La Península Dorada. Fuentes literarias para el estudio de los recursos auríferos de Iberia/Hispania
The Golden Peninsula. Literary sources for the study of the gold resources of Iberia/Hispania

Author(s): Jordi Pérez González
Subject(s): History, Language and Literature Studies
Published by: Wydawnictwo Uniwersytetu Łódzkiego
Keywords: Iberia; Hispania; mines; gold; literary sources
Summary/Abstract: The first contacts of the Greeks and Phoenicians with the Iberian Peninsula revealed the importance of the resources of the Iberian populations, especially in terms of metals. For decades, this news persuaded the more adventurous to undertake a trip to the West in search of fortune. On many occasions these stories were exaggerated, overvaluing the wealth existing with in the limits of the western Ecumene, and encouraging the creation of a literary topos around the descriptions of the territory. The Roman expansion through the western Mediterranean led to a series of references to the peninsular’s wealth by several authors in the service of Rome. They detailed in general the geography, populations and wealth that one could find in these regions.In the present work, we have gathered together those literary sources linked to the descriptions of gold in the landscapes of the Iberian Peninsula.
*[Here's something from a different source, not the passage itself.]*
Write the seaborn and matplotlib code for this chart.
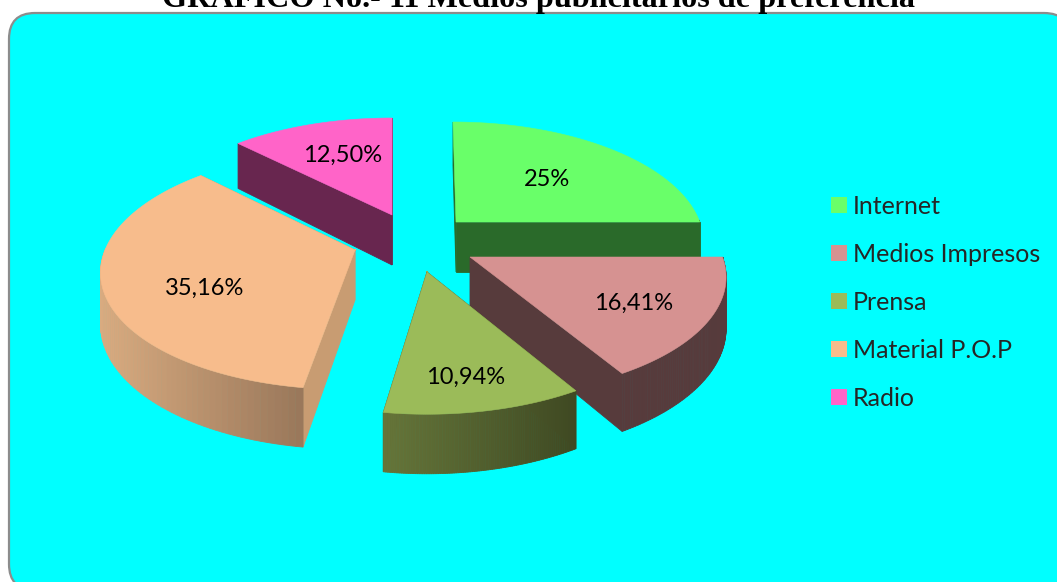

As I have commented in some of my works, the acquisition of gold by Rome occupied much of its history on the Peninsula. Gold, as a positional good, is a scarce good by nature, which cannot be created, only redistributed. Pliny commented that the amount of gold known in the ancient world was always less than that of other precious metals (Plin. Nat. 33.16). By pointing out the news referred to in the Roman world about obtaining Hispanic resources, we will indirectly address what was the perception that Rome had about Iberia / Hispania.